Dallas Traffic is miserable. There are 12m people driving around. It isn't as bad as SFO or BOS or LA. LA is the worst.

Thank God I home office and take a taxi to the airport every week for business trips. I rarely have to drive in traffic. The Overeducated Redneck drives less than 10 miles to the office. He goes into the office very early. When he is on call, it takes ~10 minutes.

Oh, and weatherwise, you left just in time. After 100+ today again, we had wicked thunderstorms and sideways rain this evening. Your fab armoirs would have made fine rafts. Where did you get them, Phil Maia? Where did you stay? Next time you can stay with us.

August 16, 2007 10:49 PM  
Blogger David said...

But aside from that, Mrs. Lincoln, how did you like the show?

August 17, 2007 9:59 AM  
Anonymous Mark H said...

NOW I DO WISH, Ms. L, we could visit so you could expressly let us pay you to TEACH us HOW to find these treasures. I hate NEW furniture, but have no clue in seeing old stuff what's a value. Out here, the old antique places seem overpriced. One of them just hauls stuff in from England and calls it antiques.

NOW ON YOUR TRIP....I was astounded too on my ONE trip to Dallas - Ft.
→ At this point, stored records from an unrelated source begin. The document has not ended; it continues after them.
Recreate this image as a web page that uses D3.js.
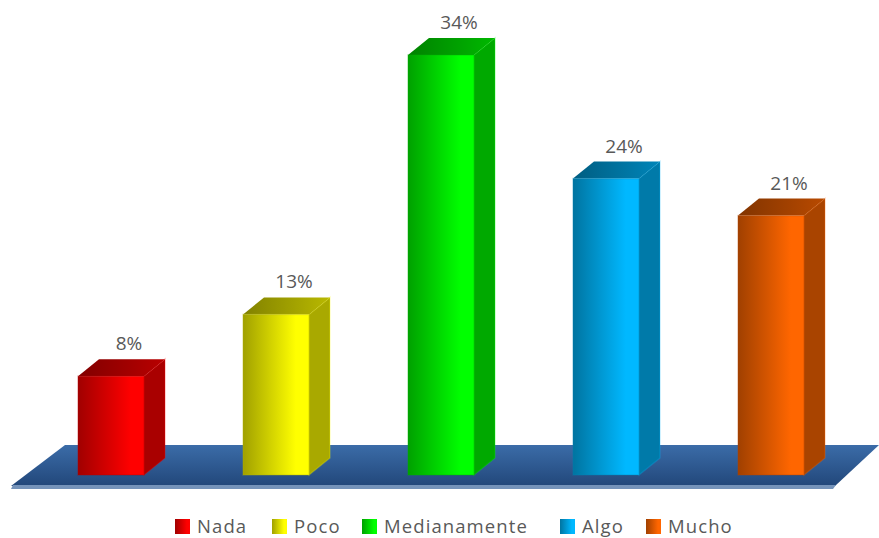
<!DOCTYPE html>
<html>
<head>
<meta charset="utf-8">
<script src="https://cdn.jsdelivr.net/npm/d3@7/dist/d3.min.js"></script>
<style>
html,body{margin:0;padding:0;background:#fff;}
svg{display:block;}
text{font-family:"Open Sans",sans-serif;fill:#595959;}
</style>
</head>
<body>
<svg id="chart" width="879" height="538"></svg>
<script>
const categories = ["Nada", "Poco", "Medianamente", "Algo", "Mucho"];
const values = [8, 13, 34, 24, 21];
const colors = ["#ff0000", "#ffff00", "#00ff00", "#00b8ff", "#ff6600"];
const legendX = [175, 272, 362, 560, 646];

const width = 879, baseY = 475, depthX = 21, depthY = 17;
const svg = d3.select("#chart");
const defs = svg.append("defs");

const x = d3.scaleBand().domain(categories).range([28.5, 853.5]).paddingInner(0.6).paddingOuter(0.3);
const y = d3.scaleLinear().domain([0, 34]).range([baseY, 55]);
const poly = pts => d3.line()(pts) + "Z";

// Floor slab
const floorGrad = defs.append("linearGradient").attr("id", "floor").attr("x1", 0).attr("x2", 0).attr("y1", 0).attr("y2", 1);
floorGrad.append("stop").attr("offset", 0).attr("stop-color", "#3b6ca8");
floorGrad.append("stop").attr("offset", 1).attr("stop-color", "#22477a");
svg.append("path")
  .attr("d", poly([[65, 445], [width, 445], [835, 486], [11, 486]]))
  .attr("fill", "url(#floor)");
svg.append("path")
  .attr("d", poly([[13, 485], [836, 485], [833, 489], [11, 489]]))
  .attr("fill", "#7593ba");

// Per-bar shading
categories.forEach((c, i) => {
  const base = d3.rgb(colors[i]);
  const front = defs.append("linearGradient").attr("id", "front" + i);
  front.append("stop").attr("offset", 0).attr("stop-color", base.darker(1.3));
  front.append("stop").attr("offset", 0.8).attr("stop-color", base);
  front.append("stop").attr("offset", 1).attr("stop-color", base);
  const top = defs.append("linearGradient").attr("id", "top" + i);
  top.append("stop").attr("offset", 0).attr("stop-color", base.darker(1.9));
  top.append("stop").attr("offset", 1).attr("stop-color", base.darker(0.9));
});

const bars = svg.selectAll("g.bar")
  .data(categories.map((c, i) => ({ c, i, v: values[i] })))
  .join("g").attr("class", "bar");

// Side wall
bars.append("path")
  .attr("d", d => {
    const r = x(d.c) + x.bandwidth(), t = y(d.v);
    return poly([[r, t], [r + depthX, t - depthY], [r + depthX, baseY - depthY], [r, baseY]]);
  })
  .attr("fill", d => d3.rgb(colors[d.i]).darker(1.15))
  .attr("stroke", d => colors[d.i])
  .attr("stroke-opacity", 0.25)
  .attr("stroke-width", 1.5);

// Top cap
bars.append("path")
  .attr("d", d => {
    const l = x(d.c), r = l + x.bandwidth(), t = y(d.v);
    return poly([[l, t], [l + depthX, t - depthY], [r + depthX, t - depthY], [r, t]]);
  })
  .attr("fill", d => `url(#top${d.i})`);

// Front face
bars.append("rect")
  .attr("x", d => x(d.c))
  .attr("y", d => y(d.v))
  .attr("width", x.bandwidth())
  .attr("height", d => baseY - y(d.v))
  .attr("fill", d => `url(#front${d.i})`)
  .attr("stroke", d => d3.rgb(colors[d.i]).darker(1))
  .attr("stroke-opacity", 0.3)
  .attr("stroke-width", 1.5);

// Value labels
bars.append("text")
  .attr("x", d => x(d.c) + 51)
  .attr("y", d => y(d.v) - 26)
  .attr("text-anchor", "middle")
  .attr("font-size", 19)
  .text(d => d.v + "%");

// Legend
const legend = svg.selectAll("g.legend")
  .data(categories.map((c, i) => ({ c, i })))
  .join("g").attr("class", "legend")
  .attr("transform", d => `translate(${legendX[d.i]},519)`);
legend.append("rect")
  .attr("width", 15).attr("height", 15)
  .attr("fill", d => `url(#front${d.i})`);
legend.append("text")
  .attr("x", 22).attr("y", 13.5)
  .attr("font-size", 18.5)
  .attr("letter-spacing", 1.1)
  .text(d => d.c);
</script>
</body>
</html>
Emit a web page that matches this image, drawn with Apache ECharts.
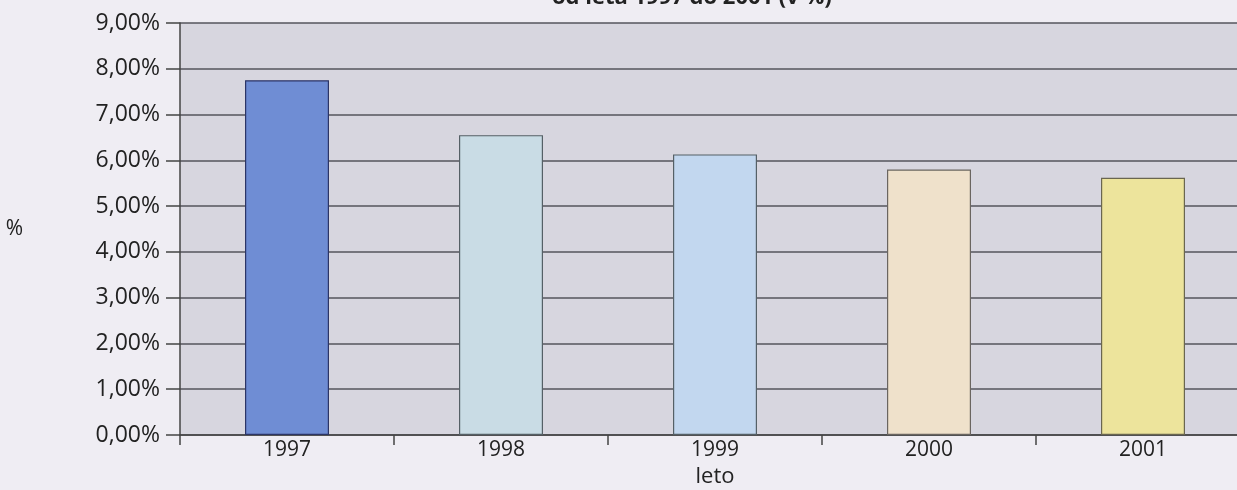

Worth. I have recounted 100 times to friends, besides your most excellent hot-body-pee-forehead description of the weather, the traffic...etc., but my big memory was: I could NEVER tell on those freeways where I was in relation to downtown Dallas...had to wait until we came to a freeway overpass and look for the city center..."oh yeah, THERE it is." THE LAND IS FLAT. FOR a westerner, we become so used to seeing mountains, volcanoes, or "something" high, we have landmarks. THANKS for the horror story!!!!!!! BUT you got good stuff!